- President Donald Trump halted certain anti-racism and anti-bias training in the federal government "because it’s racist" and "a lot of people were complaining that they were asked to do things that were absolutely insane" he said Sept. 29 during the first presidential debate in the lead up to the 2020 election. Trump said the training represents "a radical revolution that was taking place in our military, in our schools, all over the place." Later in the debate, he avoided specifically condemning right-wing extremist groups including White supremacists.
- Trump continued: "We were paying people hundreds of thousands of dollars to teach very bad ideas and frankly, very sick ideas. [...] They were teaching people to hate our country and I’m not going to do that. [...] They were teaching people that our country is a horrible place. It’s a racist place. And they were teaching people to hate our country."

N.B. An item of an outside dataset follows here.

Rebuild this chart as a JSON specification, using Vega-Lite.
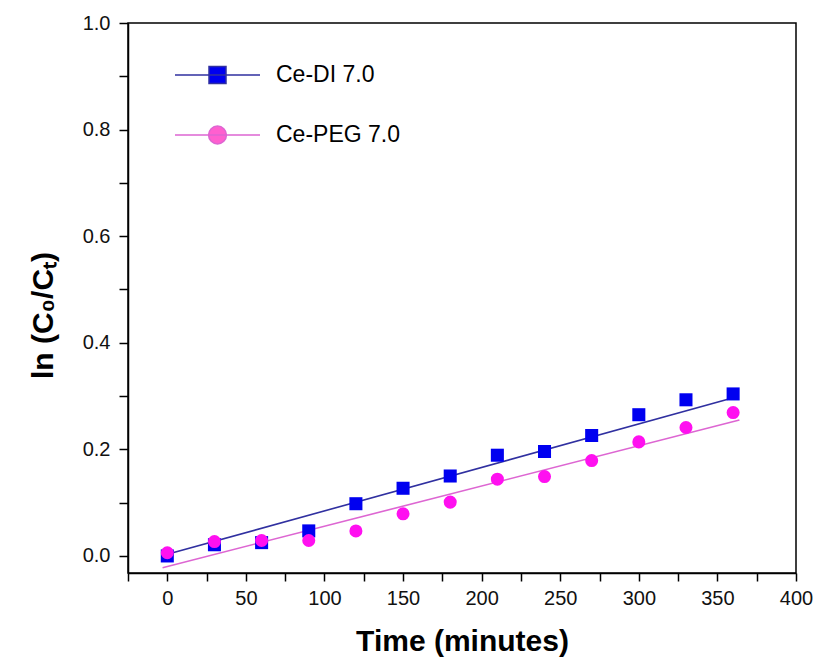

- Democratic nominee Joe Biden disagreed, saying "the fact is that there is racial insensitivity. People have to be made aware of what other people feel like, what insults them, what is demeaning to them. It’s important people know. Many people don’t want to hurt other people’s feelings, but it makes a big difference. It makes a gigantic difference in the way a child is able to grow up and have a sense of self-esteem."
The administration’s initial declaration against training that includes critical race theory or refers to White privilege came in a Sept. 4 memo from White House Office of Management and Budget (OMB) Director Russell Vought.
In the memo, Vought called such training an effort to get "government officials to believe divisive, anti-American propaganda" and that Trump "has directed me to ensure that Federal agencies cease and desist from using taxpayer dollars to fund these divisive, un-American propaganda training sessions."
In a Sept. 22 Executive Order, Trump expanded the scope of this mandate by including federal contractors and grant recipients among the groups barred from offering this kind of training.
Interest and enrollment in diversity training is on the rise in the private sector, however, providers report. As social justice protests continue and some employers work to address systemic racism, LinkedIn, Udemy, Skillsoft and ExecOnline have reported a notable increase in participation and investment in training for diversity, equity and inclusion.